Your task is to print the material below exactly as presented.

● Available data:
>>>>
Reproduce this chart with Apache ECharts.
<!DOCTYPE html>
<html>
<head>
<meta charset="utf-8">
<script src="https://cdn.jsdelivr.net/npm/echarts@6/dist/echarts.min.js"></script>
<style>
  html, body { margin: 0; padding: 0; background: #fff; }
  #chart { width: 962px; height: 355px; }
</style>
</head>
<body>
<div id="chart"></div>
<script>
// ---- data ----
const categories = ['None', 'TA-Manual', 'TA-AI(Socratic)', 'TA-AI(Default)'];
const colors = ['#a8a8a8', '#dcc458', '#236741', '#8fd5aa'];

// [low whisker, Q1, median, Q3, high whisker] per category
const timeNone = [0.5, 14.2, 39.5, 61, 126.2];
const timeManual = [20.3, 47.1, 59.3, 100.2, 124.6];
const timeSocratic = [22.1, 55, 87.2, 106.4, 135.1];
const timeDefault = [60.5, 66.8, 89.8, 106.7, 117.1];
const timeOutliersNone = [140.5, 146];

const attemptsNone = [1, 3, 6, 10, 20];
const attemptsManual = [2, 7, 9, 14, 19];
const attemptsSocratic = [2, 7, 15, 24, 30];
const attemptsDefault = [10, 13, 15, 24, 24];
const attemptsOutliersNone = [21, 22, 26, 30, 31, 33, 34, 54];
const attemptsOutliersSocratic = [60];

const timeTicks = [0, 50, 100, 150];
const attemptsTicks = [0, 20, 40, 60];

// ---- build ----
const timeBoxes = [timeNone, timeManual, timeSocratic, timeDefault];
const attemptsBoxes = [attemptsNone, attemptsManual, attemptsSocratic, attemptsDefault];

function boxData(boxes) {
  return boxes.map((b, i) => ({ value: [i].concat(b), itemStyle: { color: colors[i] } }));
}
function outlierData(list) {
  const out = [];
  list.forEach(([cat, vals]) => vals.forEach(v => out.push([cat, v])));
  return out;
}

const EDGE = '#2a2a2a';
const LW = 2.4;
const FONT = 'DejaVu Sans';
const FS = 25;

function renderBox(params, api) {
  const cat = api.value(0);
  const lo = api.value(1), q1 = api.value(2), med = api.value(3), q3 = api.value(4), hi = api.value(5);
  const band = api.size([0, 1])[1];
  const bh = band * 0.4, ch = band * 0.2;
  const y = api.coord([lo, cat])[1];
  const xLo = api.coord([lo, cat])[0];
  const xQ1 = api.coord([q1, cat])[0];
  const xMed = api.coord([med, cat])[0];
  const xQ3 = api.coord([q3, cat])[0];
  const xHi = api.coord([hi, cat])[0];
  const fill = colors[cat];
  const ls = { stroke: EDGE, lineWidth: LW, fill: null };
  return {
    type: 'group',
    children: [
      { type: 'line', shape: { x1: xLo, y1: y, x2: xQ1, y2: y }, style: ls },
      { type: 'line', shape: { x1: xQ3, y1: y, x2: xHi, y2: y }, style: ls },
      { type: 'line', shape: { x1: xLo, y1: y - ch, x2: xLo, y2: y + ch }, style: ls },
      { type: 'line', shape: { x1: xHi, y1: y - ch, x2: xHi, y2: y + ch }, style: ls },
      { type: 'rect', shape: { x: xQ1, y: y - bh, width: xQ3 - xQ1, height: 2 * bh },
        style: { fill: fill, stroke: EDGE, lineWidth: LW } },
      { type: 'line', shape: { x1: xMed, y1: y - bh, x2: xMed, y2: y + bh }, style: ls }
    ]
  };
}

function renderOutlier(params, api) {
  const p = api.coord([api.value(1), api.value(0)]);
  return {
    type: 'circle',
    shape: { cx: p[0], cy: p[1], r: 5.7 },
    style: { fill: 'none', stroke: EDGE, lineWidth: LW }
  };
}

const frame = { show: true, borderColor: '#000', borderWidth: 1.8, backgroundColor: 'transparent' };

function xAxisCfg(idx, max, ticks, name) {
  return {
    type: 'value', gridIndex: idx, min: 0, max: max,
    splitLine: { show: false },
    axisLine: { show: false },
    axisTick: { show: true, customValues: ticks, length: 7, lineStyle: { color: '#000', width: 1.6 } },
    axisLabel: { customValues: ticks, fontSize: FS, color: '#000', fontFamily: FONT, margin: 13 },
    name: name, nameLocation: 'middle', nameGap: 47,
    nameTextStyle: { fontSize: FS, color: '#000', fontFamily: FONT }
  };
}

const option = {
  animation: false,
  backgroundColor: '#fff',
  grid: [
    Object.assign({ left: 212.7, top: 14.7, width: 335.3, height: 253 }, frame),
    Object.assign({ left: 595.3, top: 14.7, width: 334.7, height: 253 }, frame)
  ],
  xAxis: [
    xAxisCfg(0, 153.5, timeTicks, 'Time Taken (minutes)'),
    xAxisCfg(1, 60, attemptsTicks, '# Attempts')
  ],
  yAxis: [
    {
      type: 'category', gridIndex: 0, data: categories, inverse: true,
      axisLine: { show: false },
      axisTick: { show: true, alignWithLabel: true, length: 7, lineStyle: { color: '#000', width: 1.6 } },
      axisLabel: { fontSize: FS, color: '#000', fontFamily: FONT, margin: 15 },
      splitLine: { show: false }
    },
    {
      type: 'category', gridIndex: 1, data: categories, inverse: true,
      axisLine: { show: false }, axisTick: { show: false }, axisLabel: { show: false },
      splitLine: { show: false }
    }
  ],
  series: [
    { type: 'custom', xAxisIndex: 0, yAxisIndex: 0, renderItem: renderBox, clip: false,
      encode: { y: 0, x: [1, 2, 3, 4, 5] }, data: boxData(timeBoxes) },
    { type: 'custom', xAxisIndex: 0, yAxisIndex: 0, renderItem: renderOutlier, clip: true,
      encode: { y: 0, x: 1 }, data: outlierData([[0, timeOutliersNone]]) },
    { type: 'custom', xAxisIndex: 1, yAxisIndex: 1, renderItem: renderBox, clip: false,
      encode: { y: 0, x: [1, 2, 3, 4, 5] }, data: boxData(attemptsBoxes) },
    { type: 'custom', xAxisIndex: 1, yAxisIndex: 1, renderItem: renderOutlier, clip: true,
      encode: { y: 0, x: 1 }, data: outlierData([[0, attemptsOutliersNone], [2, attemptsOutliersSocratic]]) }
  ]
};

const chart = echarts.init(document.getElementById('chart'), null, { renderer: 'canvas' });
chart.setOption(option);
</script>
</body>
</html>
<<<<
● Exercise output:
Reproduce this chart with Apache ECharts.
<!DOCTYPE html>
<html>
<head>
<meta charset="utf-8">
<script src="https://cdn.jsdelivr.net/npm/echarts@6/dist/echarts.min.js"></script>
<style>
  html, body { margin: 0; padding: 0; background: #fff; }
  #chart { width: 962px; height: 355px; }
</style>
</head>
<body>
<div id="chart"></div>
<script>
// ---- data ----
const categories = ['None', 'TA-Manual', 'TA-AI(Socratic)', 'TA-AI(Default)'];
const colors = ['#a8a8a8', '#dcc458', '#236741', '#8fd5aa'];

// [low whisker, Q1, median, Q3, high whisker] per category
const timeNone = [0.5, 14.2, 39.5, 61, 126.2];
const timeManual = [20.3, 47.1, 59.3, 100.2, 124.6];
const timeSocratic = [22.1, 55, 87.2, 106.4, 135.1];
const timeDefault = [60.5, 66.8, 89.8, 106.7, 117.1];
const timeOutliersNone = [140.5, 146];

const attemptsNone = [1, 3, 6, 10, 20];
const attemptsManual = [2, 7, 9, 14, 19];
const attemptsSocratic = [2, 7, 15, 24, 30];
const attemptsDefault = [10, 13, 15, 24, 24];
const attemptsOutliersNone = [21, 22, 26, 30, 31, 33, 34, 54];
const attemptsOutliersSocratic = [60];

const timeTicks = [0, 50, 100, 150];
const attemptsTicks = [0, 20, 40, 60];

// ---- build ----
const timeBoxes = [timeNone, timeManual, timeSocratic, timeDefault];
const attemptsBoxes = [attemptsNone, attemptsManual, attemptsSocratic, attemptsDefault];

function boxData(boxes) {
  return boxes.map((b, i) => ({ value: [i].concat(b), itemStyle: { color: colors[i] } }));
}
function outlierData(list) {
  const out = [];
  list.forEach(([cat, vals]) => vals.forEach(v => out.push([cat, v])));
  return out;
}

const EDGE = '#2a2a2a';
const LW = 2.4;
const FONT = 'DejaVu Sans';
const FS = 25;

function renderBox(params, api) {
  const cat = api.value(0);
  const lo = api.value(1), q1 = api.value(2), med = api.value(3), q3 = api.value(4), hi = api.value(5);
  const band = api.size([0, 1])[1];
  const bh = band * 0.4, ch = band * 0.2;
  const y = api.coord([lo, cat])[1];
  const xLo = api.coord([lo, cat])[0];
  const xQ1 = api.coord([q1, cat])[0];
  const xMed = api.coord([med, cat])[0];
  const xQ3 = api.coord([q3, cat])[0];
  const xHi = api.coord([hi, cat])[0];
  const fill = colors[cat];
  const ls = { stroke: EDGE, lineWidth: LW, fill: null };
  return {
    type: 'group',
    children: [
      { type: 'line', shape: { x1: xLo, y1: y, x2: xQ1, y2: y }, style: ls },
      { type: 'line', shape: { x1: xQ3, y1: y, x2: xHi, y2: y }, style: ls },
      { type: 'line', shape: { x1: xLo, y1: y - ch, x2: xLo, y2: y + ch }, style: ls },
      { type: 'line', shape: { x1: xHi, y1: y - ch, x2: xHi, y2: y + ch }, style: ls },
      { type: 'rect', shape: { x: xQ1, y: y - bh, width: xQ3 - xQ1, height: 2 * bh },
        style: { fill: fill, stroke: EDGE, lineWidth: LW } },
      { type: 'line', shape: { x1: xMed, y1: y - bh, x2: xMed, y2: y + bh }, style: ls }
    ]
  };
}

function renderOutlier(params, api) {
  const p = api.coord([api.value(1), api.value(0)]);
  return {
    type: 'circle',
    shape: { cx: p[0], cy: p[1], r: 5.7 },
    style: { fill: 'none', stroke: EDGE, lineWidth: LW }
  };
}

const frame = { show: true, borderColor: '#000', borderWidth: 1.8, backgroundColor: 'transparent' };

function xAxisCfg(idx, max, ticks, name) {
  return {
    type: 'value', gridIndex: idx, min: 0, max: max,
    splitLine: { show: false },
    axisLine: { show: false },
    axisTick: { show: true, customValues: ticks, length: 7, lineStyle: { color: '#000', width: 1.6 } },
    axisLabel: { customValues: ticks, fontSize: FS, color: '#000', fontFamily: FONT, margin: 13 },
    name: name, nameLocation: 'middle', nameGap: 47,
    nameTextStyle: { fontSize: FS, color: '#000', fontFamily: FONT }
  };
}

const option = {
  animation: false,
  backgroundColor: '#fff',
  grid: [
    Object.assign({ left: 212.7, top: 14.7, width: 335.3, height: 253 }, frame),
    Object.assign({ left: 595.3, top: 14.7, width: 334.7, height: 253 }, frame)
  ],
  xAxis: [
    xAxisCfg(0, 153.5, timeTicks, 'Time Taken (minutes)'),
    xAxisCfg(1, 60, attemptsTicks, '# Attempts')
  ],
  yAxis: [
    {
      type: 'category', gridIndex: 0, data: categories, inverse: true,
      axisLine: { show: false },
      axisTick: { show: true, alignWithLabel: true, length: 7, lineStyle: { color: '#000', width: 1.6 } },
      axisLabel: { fontSize: FS, color: '#000', fontFamily: FONT, margin: 15 },
      splitLine: { show: false }
    },
    {
      type: 'category', gridIndex: 1, data: categories, inverse: true,
      axisLine: { show: false }, axisTick: { show: false }, axisLabel: { show: false },
      splitLine: { show: false }
    }
  ],
  series: [
    { type: 'custom', xAxisIndex: 0, yAxisIndex: 0, renderItem: renderBox, clip: false,
      encode: { y: 0, x: [1, 2, 3, 4, 5] }, data: boxData(timeBoxes) },
    { type: 'custom', xAxisIndex: 0, yAxisIndex: 0, renderItem: renderOutlier, clip: true,
      encode: { y: 0, x: 1 }, data: outlierData([[0, timeOutliersNone]]) },
    { type: 'custom', xAxisIndex: 1, yAxisIndex: 1, renderItem: renderBox, clip: false,
      encode: { y: 0, x: [1, 2, 3, 4, 5] }, data: boxData(attemptsBoxes) },
    { type: 'custom', xAxisIndex: 1, yAxisIndex: 1, renderItem: renderOutlier, clip: true,
      encode: { y: 0, x: 1 }, data: outlierData([[0, attemptsOutliersNone], [2, attemptsOutliersSocratic]]) }
  ]
};

const chart = echarts.init(document.getElementById('chart'), null, { renderer: 'canvas' });
chart.setOption(option);
</script>
</body>
</html>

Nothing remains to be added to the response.